Resta saber que parte (certamente ínfima) das fortunas ganhas pelos especuladores e pela mafia se vai converter em investimento produtivo novo e que parte se vai evadir ou dissipar na espiral de sempre renovadas vigarices. E o que é que (certamente pouco) ficará de pé da velha indústria "soviética". Onde é que o investimento externo vai "pegar"? E quantos anos de miséria absoluta, até que extremos de aviltamento e degradação, é que a classe trabalhadora e o povo russos estão dispostos a ir e a suportar, para viverem finalmente num país "normal", com uma burguesia exploradora e uma elite política "normais" às suas costas?

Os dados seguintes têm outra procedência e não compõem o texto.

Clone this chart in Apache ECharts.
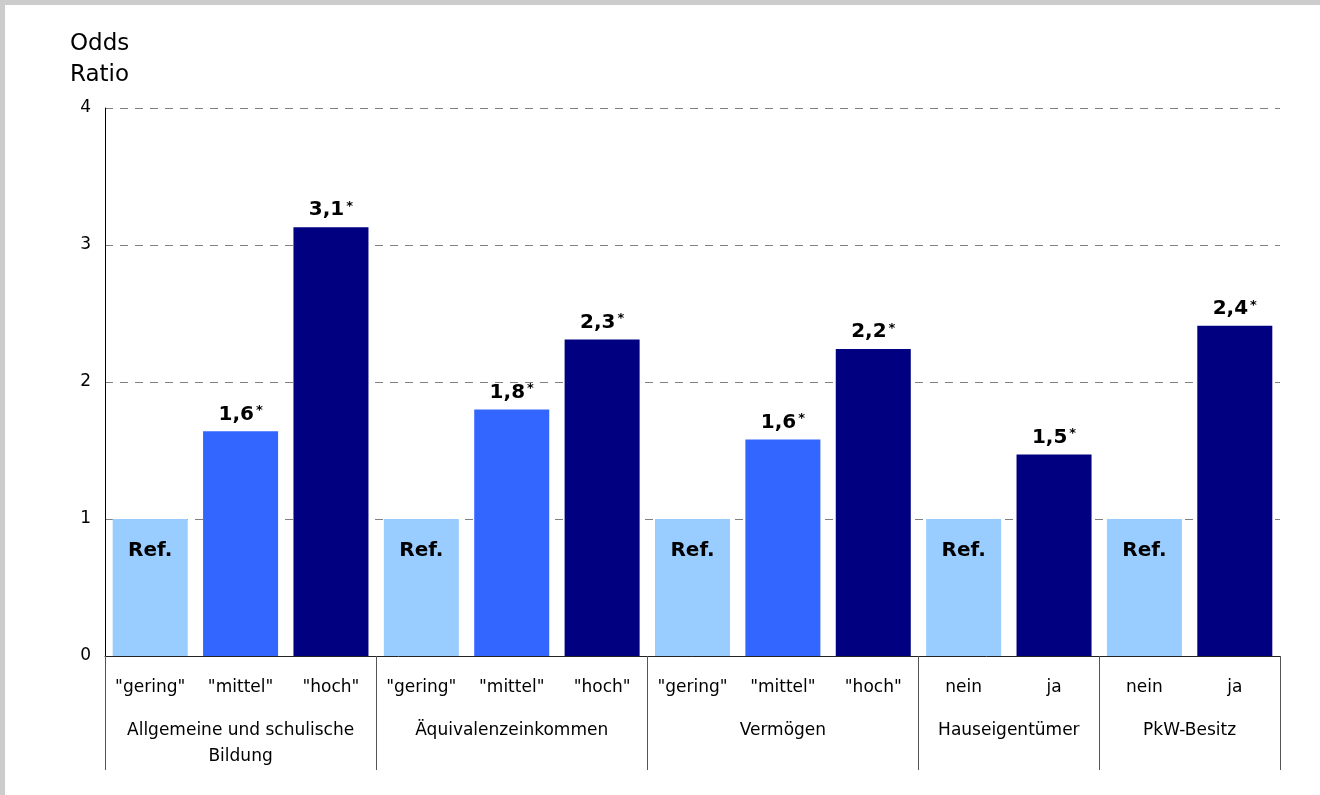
<!DOCTYPE html>
<html>
<head>
<meta charset="utf-8">
<script src="https://cdn.jsdelivr.net/npm/echarts@6/dist/echarts.min.js"></script>
<style>
  html, body { margin: 0; padding: 0; background: #ffffff; }
  #chart { position: absolute; left: 0; top: 0; width: 1320px; height: 795px; }
  .edge { position: absolute; background: #cccccc; z-index: 2; }
</style>
</head>
<body>
<div id="chart"></div>
<div class="edge" style="left:0;top:0;width:1320px;height:5px;"></div>
<div class="edge" style="left:0;top:0;width:5px;height:795px;"></div>
<script>
// Odds ratios by characteristic; the first level of each group is the reference (1)
const categories = ['"gering"', '"mittel"', '"hoch"',
                    '"gering"', '"mittel"', '"hoch"',
                    '"gering"', '"mittel"', '"hoch"',
                    'nein', 'ja',
                    'nein', 'ja'];
const oddsRatios = [1, 1.64, 3.13,
                    1, 1.80, 2.31,
                    1, 1.58, 2.24,
                    1, 1.47,
                    1, 2.41];
const isReference = [true, false, false,
                     true, false, false,
                     true, false, false,
                     true, false,
                     true, false];
const significant = [false, true, true,
                     false, true, true,
                     false, true, true,
                     false, true,
                     false, true];
// level within group: 0 = reference, 1 = middle, 2 = top
const levels = [0, 1, 2, 0, 1, 2, 0, 1, 2, 0, 2, 0, 2];
const groupNames = ['Allgemeine und schulische\nBildung', 'Äquivalenzeinkommen',
                    'Vermögen', 'Hauseigentümer', 'PkW-Besitz'];
const groupSizes = [3, 3, 3, 2, 2];
const yTicks = [0, 1, 2, 3, 4];

const levelColors = ['#99ccff', '#3366ff', '#000080'];
const FONT = '"DejaVu Sans", sans-serif';

// group boundaries and centres on a 0..n value scale aligned with the category bands
const bounds = [0];
groupSizes.forEach(s => bounds.push(bounds[bounds.length - 1] + s));
const centres = groupSizes.map((s, i) => bounds[i] + s / 2);

const fmt = v => v.toFixed(1).replace('.', ',');

const barData = oddsRatios.map((v, i) => ({
  value: v,
  itemStyle: { color: levelColors[levels[i]] },
  label: isReference[i]
    ? { show: true, position: 'insideTop', distance: 22,
        formatter: 'Ref.', fontFamily: FONT, fontSize: 20, fontWeight: 'bold', color: '#000' }
    : { show: true, position: 'top', distance: 7,
        formatter: '{v|' + fmt(v) + '}' + (significant[i] ? '{s|*}' : ''),
        rich: {
          v: { fontFamily: FONT, fontSize: 20, fontWeight: 'bold', color: '#000' },
          s: { fontFamily: FONT, fontSize: 13, fontWeight: 'bold', color: '#000',
               verticalAlign: 'top', padding: [0, 0, 5, 2] }
        } }
}));

const chart = echarts.init(document.getElementById('chart'), null, { renderer: 'canvas' });
chart.setOption({
  backgroundColor: '#ffffff',
  animation: false,
  title: {
    text: 'Odds\nRatio',
    left: 65, top: 24,
    textStyle: { fontFamily: FONT, fontSize: 23, fontWeight: 'normal', lineHeight: 31, color: '#000' }
  },
  grid: { left: 105, right: 40, top: 108, bottom: 139, containLabel: false },
  xAxis: [{
    type: 'category',
    data: categories,
    boundaryGap: true,
    axisLine: { show: true, lineStyle: { color: '#222222', width: 1 } },
    axisTick: { show: false },
    axisLabel: { interval: 0, margin: 23, fontFamily: FONT, fontSize: 17, color: '#000' }
  }, {
    type: 'value',
    position: 'bottom',
    min: 0, max: bounds[bounds.length - 1],
    axisLine: { show: false },
    splitLine: { show: false },
    axisTick: { show: true, customValues: bounds, length: 114,
                lineStyle: { color: '#555555', width: 1 } },
    axisLabel: { show: true, customValues: centres, margin: 62,
                 fontFamily: FONT, fontSize: 17, color: '#000', lineHeight: 26,
                 formatter: v => groupNames[centres.indexOf(v)] || '' }
  }],
  yAxis: {
    type: 'value',
    min: yTicks[0], max: yTicks[yTicks.length - 1], interval: 1,
    axisLine: { show: true, lineStyle: { color: '#000000', width: 1 } },
    axisTick: { show: false },
    axisLabel: { margin: 14, fontFamily: FONT, fontSize: 17, color: '#000' },
    splitLine: { show: true, lineStyle: { color: '#808080', width: 1, type: [8, 7] } }
  },
  series: [{
    type: 'bar',
    xAxisIndex: 0,
    data: barData,
    barCategoryGap: '17%'
  }]
});
</script>
</body>
</html>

A burguesia ocidental sempre olhou com certa reserva, temor e secreto fascínio o colosso russo. É uma nação que preenche um extenso bloco continental, com propensão expansiva, povoada por uma gente alegre e rude, capaz de se abismar voluptuosamente na humilhação extrema, mas também de explodir colericamente e sacudir o opressor com uma brutal decisão.
(*) Publicado no nº 38 da revista Política Operária (Janeiro-Fevereiro de 1993).